Card Hunter – which you should absolutely play according to our Card Hunter review – was and is an X-Commy tactics game and committed CCG that didn’t quite make the dent it might’ve if it’d had, say, Ken Levine at its head rather than lesser-known Irrational co-founder Jon Chey.

But if anything can bring new players to the board, it’s imminent expansion Attack of the Artifacts – in which scheming, sentient antiques are coupled with an intriguing tournament system.

One of Card Hunter’s highlights was its flavour text, which played on the wide-eyed high fantasy of first-edition D&D to infuse its scenarios with plenty of malevolence, maleficence and the odd bit of malcontent.

The angry objects beneath Black Plume Mountain are happily in keeping with that vibe. It’s their machinations that’re responsible for a new set of endgame opponents – monsters which, said Chey, are “more monstery”.

“Less Goblins and Trogs,” he told PCGamesN. “More Intellect Devourers, Mind Flensers and Rust Creatures.”

We’re delving into the D&D underground, then, to test the mettle of already very-well-tested Card Hunter campaign veterans – though Chey assured us that 50% of the new modules will be “lower level stuff”.

Beyond that welcome garnish, the real meat of the expansion will be in multiplayer. Attack of the Artifacts will debut organised league play. Leagues promise in-game currency and, most intriguingly, constraints – like fixed decks which swap out your usual party members for monsters.

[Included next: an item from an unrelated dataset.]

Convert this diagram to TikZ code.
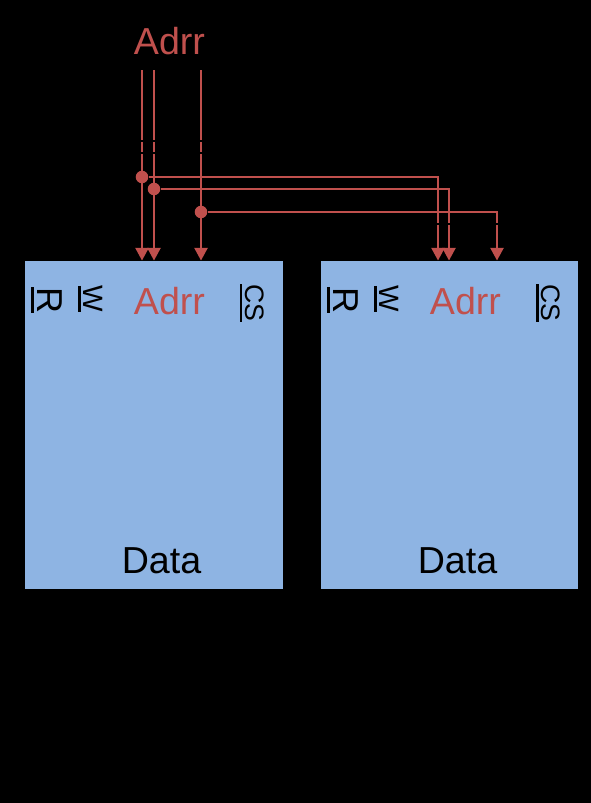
\documentclass[tikz,border=0pt]{standalone}
\usepackage{fontspec}
\setmainfont{Liberation Sans}
\usetikzlibrary{arrows.meta,calc}
\definecolor{wire}{HTML}{C0504D}
\definecolor{mem}{HTML}{8EB4E3}
\newcommand{\barred}[3]{\vtop{\hbox{#1}\kern #3\hrule height #2}}
\tikzset{
  x=0.75pt,y=-0.75pt,
  membox/.style={fill=mem,draw=none,inner sep=0,minimum height=246pt,anchor=north west},
  lab/.style={inner sep=0,font=\fontsize{28.2}{30}\selectfont},
  addr/.style={lab,text=wire},
  side/.style={inner sep=0,rotate=-90,anchor=center},
  wireline/.style={draw=wire,line width=1.2pt},
  arrowline/.style={wireline,-{Triangle[width=10pt,length=9.5pt]},shorten >=0.4pt},
  joint/.style={circle,fill=wire,inner sep=0,minimum size=9.4pt},
  mask/.style={draw=black,line width=1.3pt},
  rlab/.style={side,font=\fontsize{27}{29}\selectfont},
  wlab/.style={side,font=\fontsize{21}{23}\selectfont},
  clab/.style={side,font=\fontsize{20}{22}\selectfont}
}
\begin{document}
\begin{tikzpicture}
\fill[black] (0,0) rectangle (591,803);
\useasboundingbox (0,0) rectangle (591,803);
\node[membox,minimum width=193.5pt] (m1) at (25,261) {};
\node[membox,minimum width=192.75pt] (m2) at (321,261) {};
\node[addr] (top) at (169.5,41) {Adrr};
\node[addr] (a1) at (169.5,301) {Adrr};
\node[addr] (a2) at (465.5,301) {Adrr};
\node[lab] (d1) at (161.5,561) {Data};
\node[lab] (d2) at (457.5,561) {Data};
\node[rlab] (r1) at (46.5,300) {\barred{R}{2.3pt}{2.7pt}};
\node[wlab] (w1) at (90.5,299) {\barred{W}{2.1pt}{1.8pt}};
\node[clab] (c1) at (252,303) {\barred{CS}{2.1pt}{2.2pt}};
\node[rlab] (r2) at (342.5,300) {\barred{R}{2.3pt}{2.7pt}};
\node[wlab] (w2) at (386.5,299) {\barred{W}{2.1pt}{1.8pt}};
\node[clab] (c2) at (548,303) {\barred{CS}{2.1pt}{2.2pt}};
\coordinate (s1) at (142,70);
\coordinate (s2) at (154,70);
\coordinate (s3) at (201,70);
\coordinate (e1) at (142,261);
\coordinate (e2) at (154,261);
\coordinate (e3) at (201,261);
\coordinate (f1) at (438,261);
\coordinate (f2) at (449,261);
\coordinate (f3) at (497,261);
\node[joint] (j1) at (142,177) {};
\node[joint] (j2) at (154,189) {};
\node[joint] (j3) at (201,212) {};
\draw[arrowline] (s1) -- (e1);
\draw[arrowline] (s2) -- (e2);
\draw[arrowline] (s3) -- (e3);
\draw[arrowline] (j1) -- (j1 -| f1) -- (f1);
\draw[arrowline] (j2) -- (j2 -| f2) -- (f2);
\draw[arrowline] (j3) -- (j3 -| f3) -- (f3);
\coordinate (g1) at (136,141);
\coordinate (g1e) at (207,141);
\coordinate (g2) at (136,153);
\coordinate (g2e) at (207,153);
\coordinate (g3) at (432,224);
\coordinate (g3e) at (503,224);
\draw[mask] (g1) -- (g1e);
\draw[mask] (g2) -- (g2e);
\draw[mask] (g3) -- (g3e);
\end{tikzpicture}
\end{document}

“One of the ones that we’ll be running when we release is Artifact Anarchy, where you play the three sentient weapons that are the stars of the end-game campaign content,” enthused Chey.

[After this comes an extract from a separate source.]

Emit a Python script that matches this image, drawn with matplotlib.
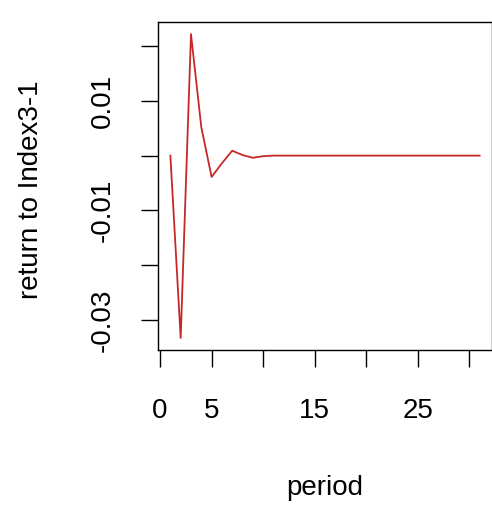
import numpy as np
import matplotlib.pyplot as plt

plt.rcParams['font.family'] = ['Liberation Sans', 'DejaVu Sans']

# impulse response values
period = np.arange(1, 32)
response = [0.0, -0.0333, 0.0222, 0.0052, -0.0039, -0.0014, 0.0009, 0.0001,
            -0.0004, -0.0001] + [0.0] * 21

xticks = [0, 5, 10, 15, 20, 25, 30]
xlabels = ['0', '5', '', '15', '', '25', '']
yticks = [-0.03, -0.02, -0.01, 0.0, 0.01, 0.02]
ylabels = ['-0.03', '', '-0.01', '', '0.01', '']

fig = plt.figure(figsize=(4.92, 5.07), dpi=100)
ax = fig.add_axes([158 / 492, 1 - 350 / 507, 334 / 492, 328 / 507])

ax.plot(period, response, color='#c62828', linewidth=1.3)

ax.set_xlim(-0.2, 32.2)
ax.set_ylim(-0.0355, 0.0244)

ax.set_xticks(xticks)
ax.set_xticklabels(xlabels)
ax.set_yticks(yticks)
ax.set_yticklabels(ylabels, rotation=90, va='center')

ax.tick_params(axis='both', length=12.2, width=1, direction='out',
               labelsize=20, colors='black')
ax.tick_params(axis='x', pad=22)
ax.tick_params(axis='y', pad=18)
for s in ax.spines.values():
    s.set_linewidth(1)

ax.set_xlabel('period', fontsize=20, labelpad=37)
ax.set_ylabel('return to Index3-1', fontsize=20)
ax.yaxis.set_label_coords(-0.34, 0.49)

fig.savefig('out.png', dpi=100)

“That lets you get access to cards that you’d never get to use in regular play like Mental Flensing, a card that kills the target in two turns if they can’t get rid of it…”

On top of such mechanically-horrifying concepts, there’ll be a gaggle of new cards shuffled into Card Hunter: some to “shake up” players too comfortable in their decks, others to provide solutions to specific campaign problems, and still more to get the multiplayer metagame moving again.

All of which is mystery enough to merit a return to the finest skirmish-level strategy game since Firaxis’ XCOM, and probably till Julian Gollop finishes Chaos Reborn. Anybody else wistful for the whine of Gary the Game Master?